Dentro do país, porém, as medidas do novo governo ainda não resultaram em estímulo para a economia. O rendimento médio do trabalhador em seis regiões metropolitanas do país caiu de R$ 894,83 em dezembro de 2002 para R$ 849,50 em fevereiro deste ano, segundo o IBGE. A estimativa é que esse valor tenha continuado a cair em março deste ano.
O comércio foi negativamente afetado não só pela queda da renda dos trabalhadores mas também pelos juros. Nos três primeiros meses deste ano, as consultas ao SPC (Serviço de Proteção ao Crédito), indicador das vendas a prazo, caíram 1,4% em São Paulo em relação a igual período de 2002, segundo a Associação Comercial de São Paulo.
"Os primeiros cem dias de Lula foram ruins, sim, para o consumidor e para o comércio. Mas a responsabilidade disso não é só do governo petista. É também do governo passado", afirma Emílio Alfieri, economista da ACSP.

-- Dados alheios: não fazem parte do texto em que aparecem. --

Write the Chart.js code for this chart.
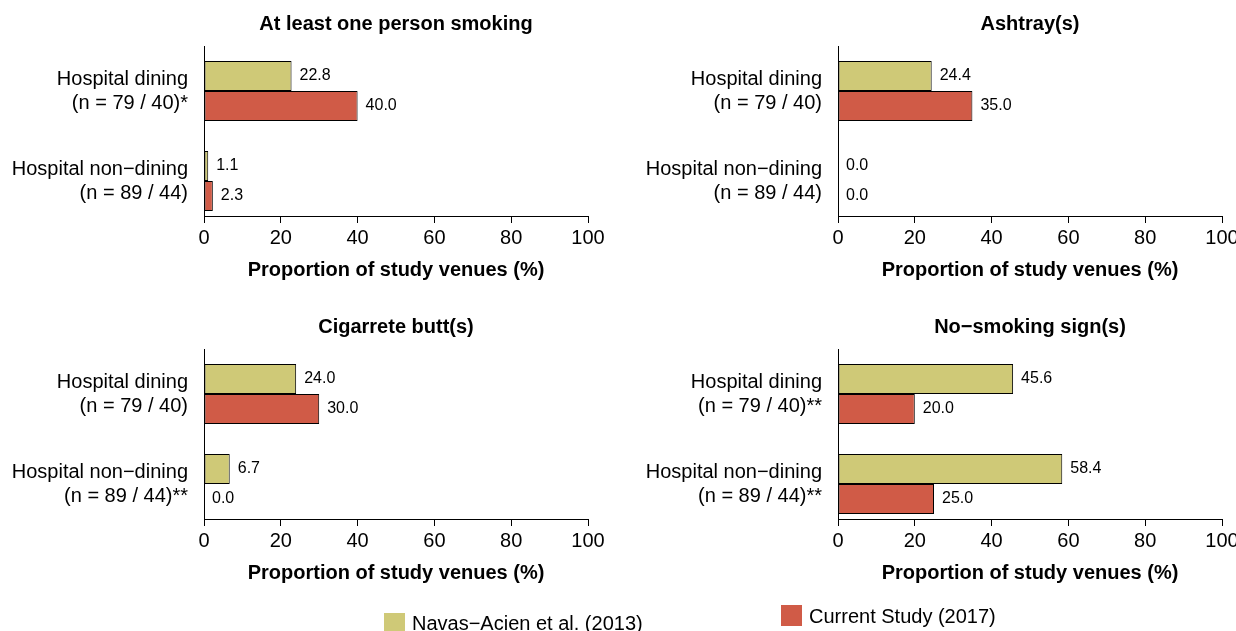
<!DOCTYPE html>
<html>
<head>
<meta charset="utf-8">
<script src="https://cdn.jsdelivr.net/npm/chart.js@4.4.1/dist/chart.umd.min.js"></script>
<style>
  html, body { margin: 0; padding: 0; background: #fff; }
  body { width: 1236px; height: 631px; overflow: hidden; position: relative;
         font-family: "Liberation Sans", Arial, Helvetica, sans-serif; }
  canvas { position: absolute; }
  .key { position: absolute; width: 21px; height: 21px; }
  .keytext { position: absolute; font-size: 20px; line-height: 24px; color: #000; white-space: nowrap; }
</style>
</head>
<body>
<canvas id="c1" width="618" height="303" style="left:0;top:0"></canvas>
<canvas id="c2" width="618" height="303" style="left:618px;top:0"></canvas>
<canvas id="c3" width="618" height="303" style="left:0;top:303px"></canvas>
<canvas id="c4" width="618" height="303" style="left:618px;top:303px"></canvas>

<div class="key" style="left:384px;top:613px;background:#CFC977"></div>
<div class="keytext" style="left:412px;top:611px">Navas−Acien et al. (2013)</div>
<div class="key" style="left:781px;top:605px;background:#D05B47"></div>
<div class="keytext" style="left:809px;top:604px">Current Study (2017)</div>

<script>
// === DATA ===
const seriesNames = ['Navas−Acien et al. (2013)', 'Current Study (2017)'];
const seriesColors = ['#CFC977', '#D05B47'];
const xTicks = [0, 20, 40, 60, 80, 100];

const panelTitles = ['At least one person smoking', 'Ashtray(s)', 'Cigarrete butt(s)', 'No−smoking sign(s)'];

// category labels per panel (dining, non-dining)
const labelsSmoking = [['Hospital dining', '(n = 79 / 40)*'], ['Hospital non−dining', '(n = 89 / 44)']];
const labelsAshtray = [['Hospital dining', '(n = 79 / 40)'], ['Hospital non−dining', '(n = 89 / 44)']];
const labelsButts   = [['Hospital dining', '(n = 79 / 40)'], ['Hospital non−dining', '(n = 89 / 44)**']];
const labelsSign    = [['Hospital dining', '(n = 79 / 40)**'], ['Hospital non−dining', '(n = 89 / 44)**']];

// values (%) : [dining, non-dining]
const navasSmoking = [22.8, 1.1];
const currentSmoking = [40.0, 2.3];
const navasAshtray = [24.4, 0.0];
const currentAshtray = [35.0, 0.0];
const navasButts = [24.0, 6.7];
const currentButts = [30.0, 0.0];
const navasSign = [45.6, 58.4];
const currentSign = [20.0, 25.0];

const FONT = '"Liberation Sans", Arial, Helvetica, sans-serif';

// angka di ujung batang
const valueLabels = {
    id: 'valueLabels',
    afterDatasetsDraw(chart) {
        const ctx = chart.ctx;
        ctx.save();
        ctx.font = '16px ' + FONT;
        ctx.fillStyle = '#000';
        ctx.textAlign = 'left';
        ctx.textBaseline = 'middle';
        chart.data.datasets.forEach((ds, di) => {
            chart.getDatasetMeta(di).data.forEach((bar, i) => {
                ctx.fillText(ds.data[i].x.toFixed(1), bar.x + 8, bar.y);
            });
        });
        ctx.restore();
    }
};

function makePanel(canvasId, title, cats, navas, current, isRight) {
    const yLeft = isRight ? 220 : 204;
    const padRight = isRight ? 14 : 30;
    const datasets = [navas, current].map((vals, s) => ({
        label: seriesNames[s],
        data: vals.map((v, i) => ({ x: v, y: i + 0.5 })),
        backgroundColor: seriesColors[s],
        borderColor: '#000',
        borderWidth: 1,
        borderSkipped: false,
        categoryPercentage: 2 / 3,
        barPercentage: 1.0
    }));

    return new Chart(document.getElementById(canvasId), {
        type: 'bar',
        data: { datasets: datasets },
        plugins: [valueLabels],
        options: {
            indexAxis: 'y',
            responsive: false,
            animation: false,
            layout: { padding: { left: 0, right: padRight, top: 0, bottom: 17 } },
            plugins: {
                legend: { display: false },
                tooltip: { enabled: false },
                title: {
                    display: true,
                    text: title,
                    fullSize: false,
                    color: '#000',
                    font: { family: FONT, size: 20, weight: 'bold', lineHeight: 1.2 },
                    padding: { top: 12, bottom: 10 }
                }
            },
            scales: {
                x: {
                    type: 'linear',
                    min: 0,
                    max: 100,
                    afterBuildTicks: (scale) => { scale.ticks = xTicks.map(v => ({ value: v })); },
                    afterFit: (scale) => { scale.height = 70; scale.paddingLeft = 0; scale.paddingRight = 0; },
                    grid: { display: true, drawOnChartArea: false, drawTicks: true, tickLength: 7, color: '#000', lineWidth: 1 },
                    border: { display: true, color: '#000', width: 1 },
                    ticks: { color: '#000', padding: 3, maxRotation: 0, font: { family: FONT, size: 20, lineHeight: 1.2 } },
                    title: {
                        display: true,
                        text: 'Proportion of study venues (%)',
                        color: '#000',
                        font: { family: FONT, size: 20, weight: 'bold', lineHeight: 1.2 },
                        padding: { top: 0, bottom: 4 }
                    }
                },
                y: {
                    type: 'linear',
                    reverse: true,
                    offset: false,
                    min: 0,
                    max: 17 / 9,
                    afterBuildTicks: (scale) => { scale.ticks = cats.map((c, i) => ({ value: i + 0.5 })); },
                    afterFit: (scale) => { scale.width = yLeft; scale.paddingTop = 0; scale.paddingBottom = 0; },
                    grid: { display: false, drawTicks: false, offset: false },
                    border: { display: true, color: '#000', width: 1 },
                    ticks: {
                        color: '#000',
                        padding: 16,
                        font: { family: FONT, size: 20, lineHeight: 1.2 },
                        callback: (value) => cats[Math.round(value - 0.5)]
                    }
                }
            }
        }
    });
}

makePanel('c1', panelTitles[0], labelsSmoking, navasSmoking, currentSmoking, false);
makePanel('c2', panelTitles[1], labelsAshtray, navasAshtray, currentAshtray, true);
makePanel('c3', panelTitles[2], labelsButts, navasButts, currentButts, false);
makePanel('c4', panelTitles[3], labelsSign, navasSign, currentSign, true);
</script>
</body>
</html>
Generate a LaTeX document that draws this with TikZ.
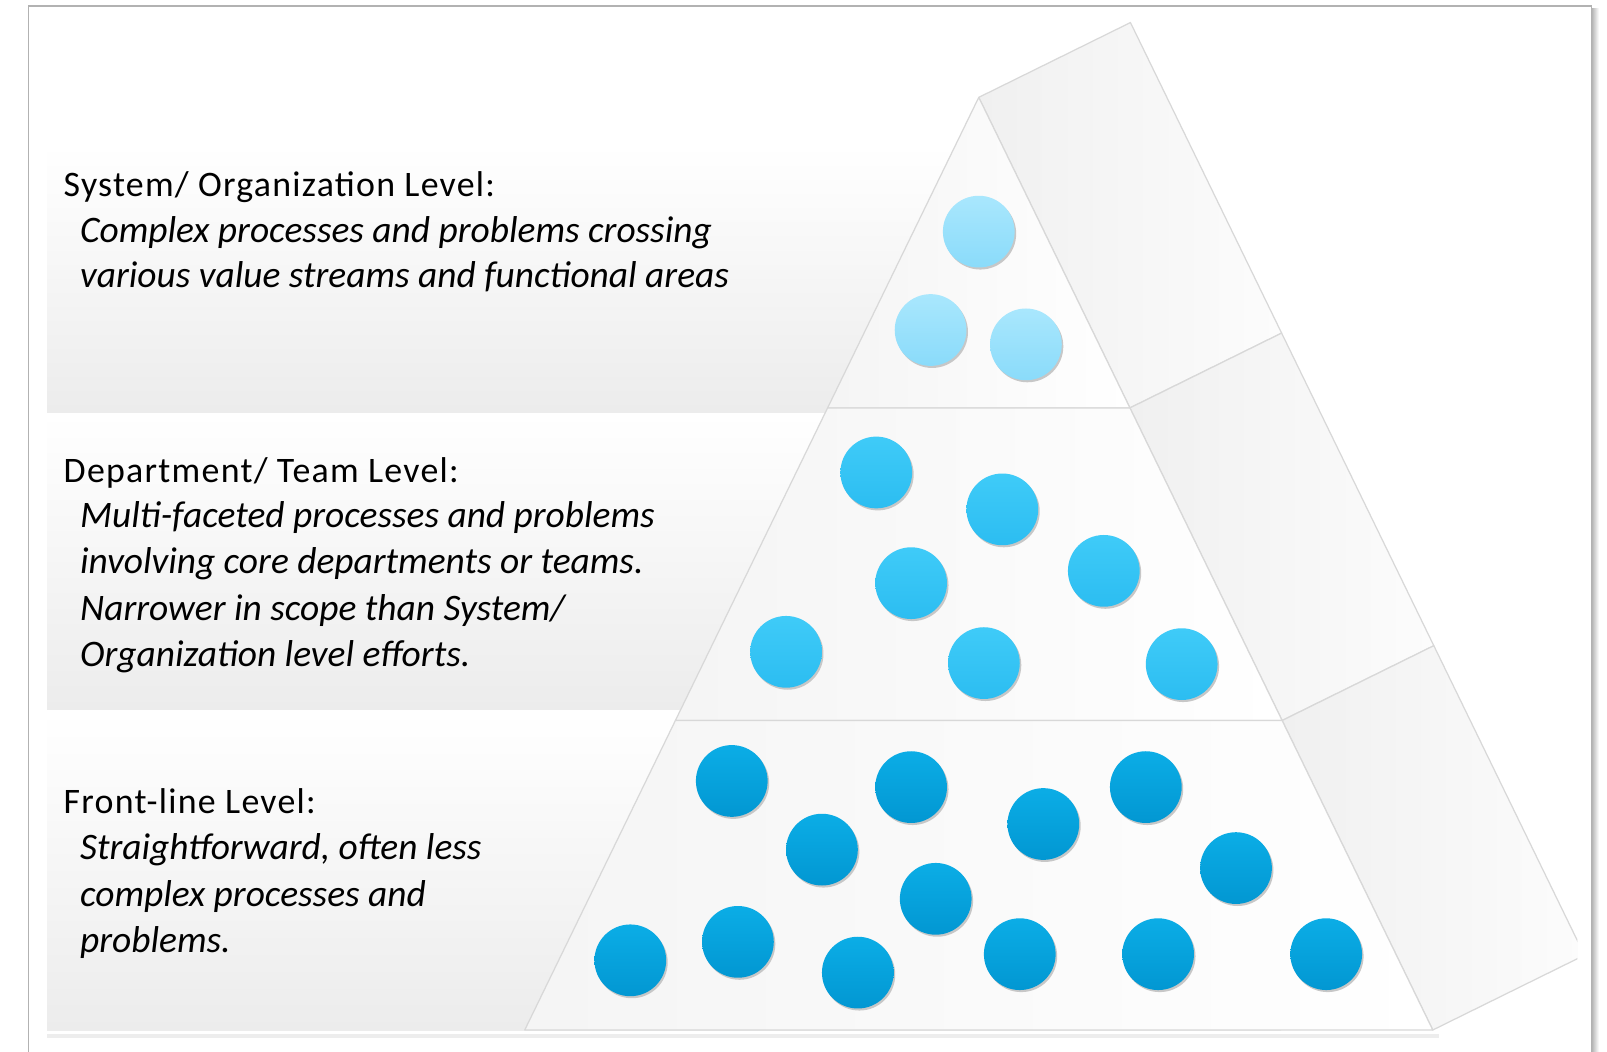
\documentclass[tikz,border=0pt]{standalone}
\usepackage{fontspec}
\setmainfont{Carlito}
\newfontfamily\headfont[LetterSpace=3.5]{Carlito}
\usetikzlibrary{shadows}

\definecolor{framegray}{HTML}{B2B2B2}
\definecolor{edgegray}{HTML}{D8D8D8}
\definecolor{bandlow}{HTML}{ECECEC}
\definecolor{sidedark}{HTML}{F0F0F0}
\definecolor{sidelight}{HTML}{FCFCFC}
\definecolor{topA}{HTML}{A9E7FD}
\definecolor{topB}{HTML}{8ADBFA}
\definecolor{midA}{HTML}{3FCBF8}
\definecolor{midB}{HTML}{2CBDF1}
\definecolor{lowA}{HTML}{0BADE6}
\definecolor{lowB}{HTML}{0297D2}

\tikzset{
  band/.style={top color=white, bottom color=bandlow, draw=none},
  sideface/.style={left color=sidedark, right color=sidelight, draw=edgegray, line width=1.2pt, line join=round},
  frontface/.style={left color=black!4, right color=white, draw=edgegray, line width=1.2pt, line join=round},
  dot/.style={circle, minimum size=70pt, inner sep=0pt, draw=none,
    general shadow={fill=black!22, shadow xshift=1.5pt, shadow yshift=-2pt}},
  dottop/.style={dot, top color=topA, bottom color=topB},
  dotmid/.style={dot, top color=midA, bottom color=midB},
  dotlow/.style={dot, top color=lowA, bottom color=lowB},
  heading/.style={anchor=base west, inner sep=0pt, font=\headfont\fontsize{35}{42}\selectfont},
  desc/.style={anchor=base west, inner sep=0pt, font=\fontsize{36.5}{44}\selectfont\itshape},
}

\begin{document}
\begin{tikzpicture}[x=1pt, y=-1pt]
\useasboundingbox (0,0) rectangle (1568,1026);
\fill[white] (0,0) rectangle (1568,1026);

% page frame with its soft right-hand shadow
\shade[left color=black!30, right color=white] (1553,8) rectangle (1560,1030);
\draw[framegray, line width=1.3pt] (28,1030) -- (28,6) -- (1553,6) -- (1553,1030);

% grey level bands behind the text
\path[band] (46,141) rectangle (1100,402);
\path[band] (46,404) rectangle (1100,692);
\path[band] (46,694) rectangle (1250,1005);
\fill[black!7] (46,1009) rectangle (1404,1013);

% pyramid corners: front face and the receding back edge
\coordinate (apex) at (955,95);
\coordinate (l1) at (807.5,398);  \coordinate (r1) at (1102.5,398);
\coordinate (l2) at (659,703);    \coordinate (r2) at (1251,703);
\coordinate (l3) at (512,1005);   \coordinate (r3) at (1398,1005);
\coordinate (b0) at (1103,22);
\coordinate (b1) at (1250.5,325);
\coordinate (b2) at (1399,630);
\coordinate (b3) at (1546,932);

% side faces
\begin{scope}
  \clip (0,0) rectangle (1539,1026);
  \path[sideface] (apex) -- (b0) -- (b1) -- (r1) -- cycle;
  \path[sideface] (r1) -- (b1) -- (b2) -- (r2) -- cycle;
  \path[sideface] (r2) -- (b2) -- (b3) -- (r3) -- cycle;
\end{scope}

% front face tiers
\path[frontface] (apex) -- (r1) -- (l1) -- cycle;
\path[frontface] (l1) -- (r1) -- (r2) -- (l2) -- cycle;
\path[frontface] (l2) -- (r2) -- (r3) -- (l3) -- cycle;

% top tier
\foreach \px/\py [count=\i] in {955/226, 908/322, 1001/336}
  \node[dottop] (top\i) at (\px,\py) {};

% middle tier
\foreach \px/\py [count=\i] in {855/461, 978/497, 1077/557, 889/569,
                                767/636, 960/647, 1153/648}
  \node[dotmid] (mid\i) at (\px,\py) {};

% bottom tier
\foreach \px/\py [count=\i] in {714/762, 889/768, 1118/768, 1018/804,
                                802/829, 1206/847, 913/877, 615/937,
                                720/919, 837/949, 995/931, 1130/931, 1294/931}
  \node[dotlow] (low\i) at (\px,\py) {};

% level descriptions
\node[heading] (sysh) at (62,192) {System/ Organization Level:};
\node[desc] (sys1) at (78,237) {Complex processes and problems crossing};
\node[desc] (sys2) at (78,281) {various value streams and functional areas};

\node[heading] (deph) at (62,471) {Department/ Team Level:};
\node[desc] (dep1) at (78,515) {Multi-faceted processes and problems};
\node[desc] (dep2) at (78,560) {involving core departments or teams.};
\node[desc] (dep3) at (78,605) {Narrower in scope than System/};
\node[desc] (dep4) at (78,650) {Organization level efforts.};

\node[heading] (lowh) at (62,794) {Front-line Level:};
\node[desc] (low1) at (78,839) {Straightforward, often less};
\node[desc] (low2) at (78,884) {complex processes and};
\node[desc] (low3) at (78,929) {problems.};
\end{tikzpicture}
\end{document}
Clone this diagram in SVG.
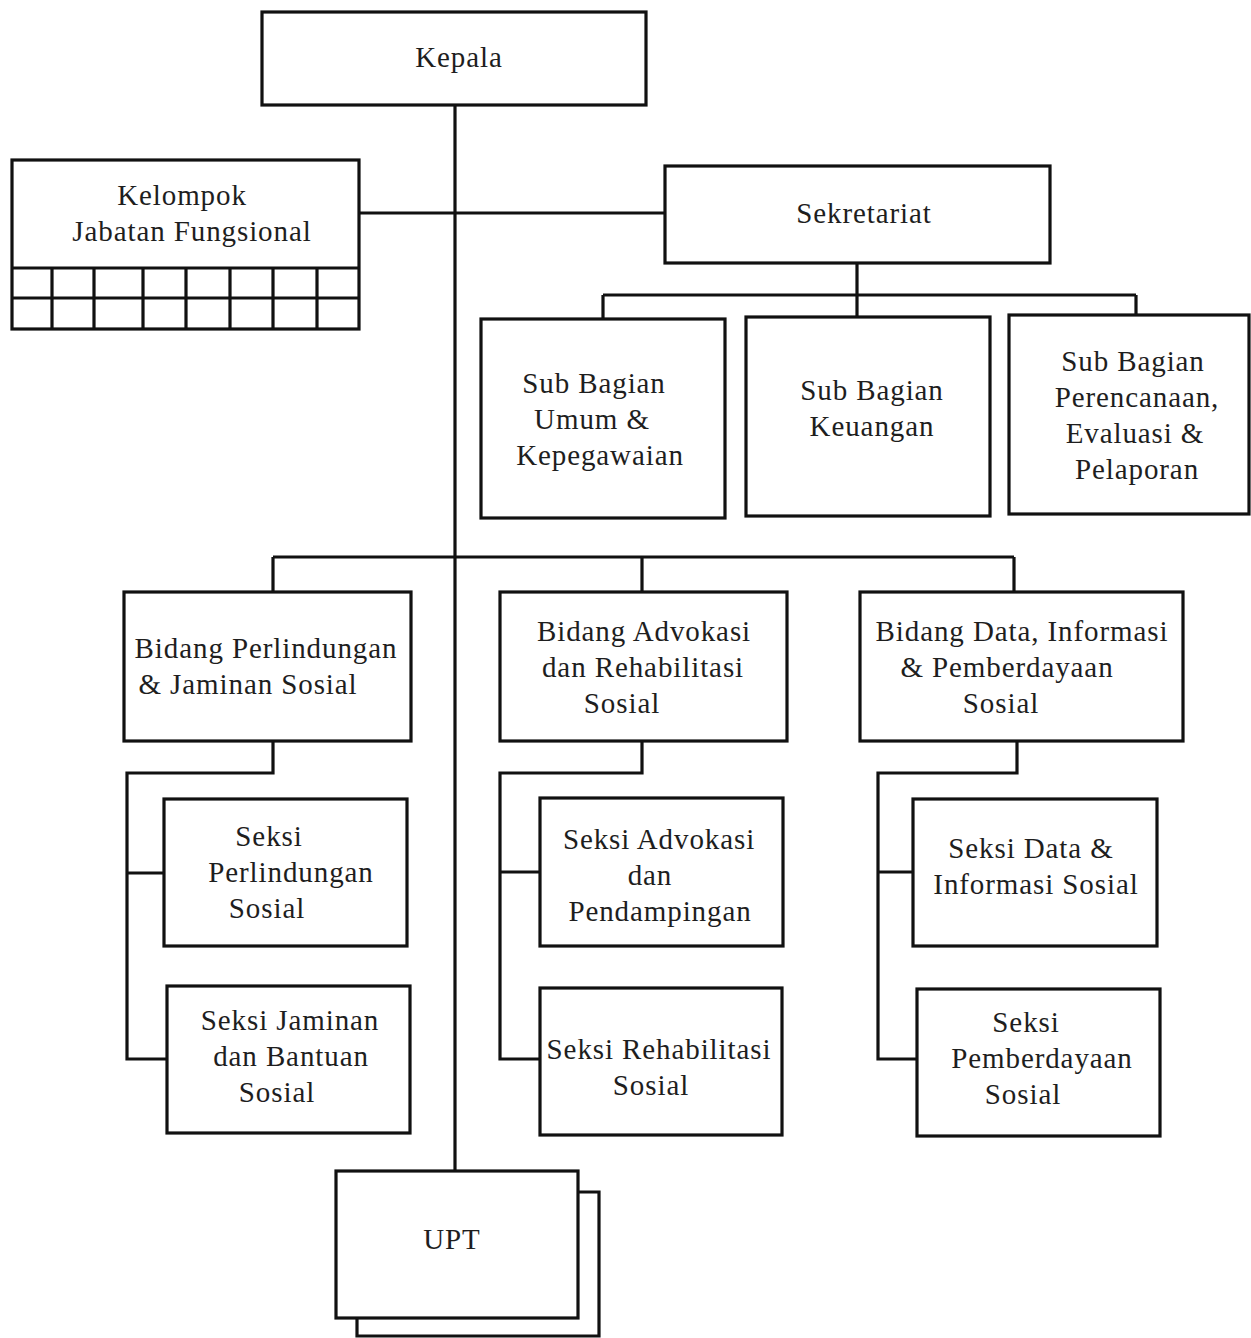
<svg xmlns="http://www.w3.org/2000/svg" width="1251" height="1338" viewBox="0 0 1251 1338">
<style>
.box{fill:#fff;stroke:#111;stroke-width:3.2}
.ln{fill:none;stroke:#111;stroke-width:3.2}
text{font-family:"Liberation Serif","Times New Roman",serif;font-size:29px;fill:#1e1e1e;text-anchor:middle;letter-spacing:0.9px}
</style>
<rect width="1251" height="1338" fill="#fff"/>
<g id="connectors">
<path class="ln" d="M455 105V1171"/>
<path class="ln" d="M359 213H665"/>
<path class="ln" d="M857 263V295M603 295H1136M603 295V319M857 295V317M1136 295V315"/>
<path class="ln" d="M273 557H1014M273 557V592M642 557V592M1014 557V592"/>
<path class="ln" d="M273 741V773H127V1059H167M127 873H164"/>
<path class="ln" d="M642 741V773H500V1059H540M500 872H540"/>
<path class="ln" d="M1017 741V773H878V1059H917M878 872H913"/>
</g>
<g id="kepala"><rect class="box" x="262" y="12" width="384" height="93"/><text x="459" y="67">Kepala</text></g>
<g id="kelompok">
<rect class="box" x="12" y="160" width="347" height="169"/>
<path class="ln" d="M12 268H359M12 298H359M52 268V329M94 268V329M143 268V329M186 268V329M230 268V329M273 268V329M317 268V329"/>
<text x="182" y="205">Kelompok</text><text x="192" y="241">Jabatan Fungsional</text>
</g>
<g id="sekretariat"><rect class="box" x="665" y="166" width="385" height="97"/><text x="864" y="223">Sekretariat</text></g>
<g id="sub-umum"><rect class="box" x="481" y="319" width="244" height="199"/><text x="594" y="393">Sub Bagian</text><text x="592" y="429">Umum &amp;</text><text x="600" y="465">Kepegawaian</text></g>
<g id="sub-keuangan"><rect class="box" x="746" y="317" width="244" height="199"/><text x="872" y="400">Sub Bagian</text><text x="872" y="436">Keuangan</text></g>
<g id="sub-perencanaan"><rect class="box" x="1009" y="315" width="240" height="199"/><text x="1133" y="371">Sub Bagian</text><text x="1137" y="407">Perencanaan,</text><text x="1135" y="443">Evaluasi &amp;</text><text x="1137" y="479">Pelaporan</text></g>
<g id="bidang-perlindungan"><rect class="box" x="124" y="592" width="287" height="149"/><text x="266" y="658">Bidang Perlindungan</text><text x="248" y="694">&amp; Jaminan Sosial</text></g>
<g id="bidang-advokasi"><rect class="box" x="500" y="592" width="287" height="149"/><text x="644" y="641">Bidang Advokasi</text><text x="643" y="677">dan Rehabilitasi</text><text x="622" y="713">Sosial</text></g>
<g id="bidang-data"><rect class="box" x="860" y="592" width="323" height="149"/><text x="1022" y="641">Bidang Data, Informasi</text><text x="1007" y="677">&amp; Pemberdayaan</text><text x="1001" y="713">Sosial</text></g>
<g id="seksi-perlindungan"><rect class="box" x="164" y="799" width="243" height="147"/><text x="269" y="846">Seksi</text><text x="291" y="882">Perlindungan</text><text x="267" y="918">Sosial</text></g>
<g id="seksi-jaminan"><rect class="box" x="167" y="986" width="243" height="147"/><text x="290" y="1030">Seksi Jaminan</text><text x="291" y="1066">dan Bantuan</text><text x="277" y="1102">Sosial</text></g>
<g id="seksi-advokasi"><rect class="box" x="540" y="798" width="243" height="148"/><text x="659" y="849">Seksi Advokasi</text><text x="650" y="885">dan</text><text x="660" y="921">Pendampingan</text></g>
<g id="seksi-rehabilitasi"><rect class="box" x="540" y="988" width="242" height="147"/><text x="659" y="1059">Seksi Rehabilitasi</text><text x="651" y="1095">Sosial</text></g>
<g id="seksi-data"><rect class="box" x="913" y="799" width="244" height="147"/><text x="1031" y="858">Seksi Data &amp;</text><text x="1036" y="894">Informasi Sosial</text></g>
<g id="seksi-pemberdayaan"><rect class="box" x="917" y="989" width="243" height="147"/><text x="1026" y="1032">Seksi</text><text x="1042" y="1068">Pemberdayaan</text><text x="1023" y="1104">Sosial</text></g>
<g id="upt">
<path class="ln" d="M578 1192H599V1336H357V1318"/>
<rect class="box" x="336" y="1171" width="242" height="147"/>
<text x="452" y="1249">UPT</text>
</g>
</svg>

Na indústria, que representa cerca de 35% do PIB brasileiro, quem mais perdeu no primeiro trimestre foram os setores eletroeletrônico e de construção civil, além de outros segmentos que dependem das vendas no mercado interno. O INA (Indicador do Nível de Atividade da Indústria de Transformação), medido pela Fiesp (Federação das Indústrias do Estado de São Paulo), caiu 0,26% em fevereiro na comparação com o mês anterior.
Apesar de a economia estar retraída, economistas e empresários dizem que Lula acertou ao aprofundar a estratégia do ex-presidente FHC para recuperar a confiança dos investidores.
"Os primeiros cem dias do governo servem para preparar as mudanças. Não dá para desviar a direção de um Boeing de uma hora para outra sem que ninguém se machuque. É preciso de um certo prazo para fazer alteração na rota", afirma Alberto Borges Matias, presidente da ABM Consulting.
Ainda assim, alguns setores não têm do que reclamar. Beneficiadas pela prioridade do governo de corrigir suas contas externas, as exportações cresceram 26,5% no primeiro trimestre (US$ 15,04 bilhões). O superávit de US$ 3,76 bilhões na balança comercial, registrado no primeiro trimestre deste ano, é quase o mesmo alcançado em todo o primeiro semestre do ano passado (US$ 3,79 bilhões).
"São Pedro deve ser petista. Se não fossem as chuvas, a safra da soja não seria tão farta. Além disso, se não fosse a guerra entre os EUA e o Iraque, não teria aumentado a demanda mundial de grãos e as cotações internacionais não estariam num patamar mais elevado", afirma José Augusto de Castro, diretor da AEB, associação dos exportadores.

Vedete
O setor agrícola já vem sendo a vedete da pauta de exportações brasileiras há pelo menos dois anos. Os preços no mercado internacional são favoráveis porque houve redução nos estoques mundiais de grãos, principalmente no caso da soja. A previsão da CNA (Confederação da Agricultura e Pecuária do Brasil) é que vá haver um acréscimo de US$ 1,8 bilhão nas exportações de grãos, farelo e óleo de soja neste ano, que somaram US$ 6 bilhões em 2002.
Outro setor que se beneficiou neste primeiro trimestre foi o bancário. O aperto monetário adicional engordou o caixa das instituições financeiras. Se a taxa básica da economia (a Selic) sobe, os bancos também cobram mais pelos empréstimos às empresas e aos consumidores - e ganham mais em suas operações.
Os juros cobrados no cheque especial no mês passado, segundo o Procon, foram os maiores desde março de 2000. A taxa média mensal, que era de 8,85% em dezembro de 2002, passou para 9,44% em março. Nos empréstimos pessoais, a alta foi de 5,93% para 6,10% no período.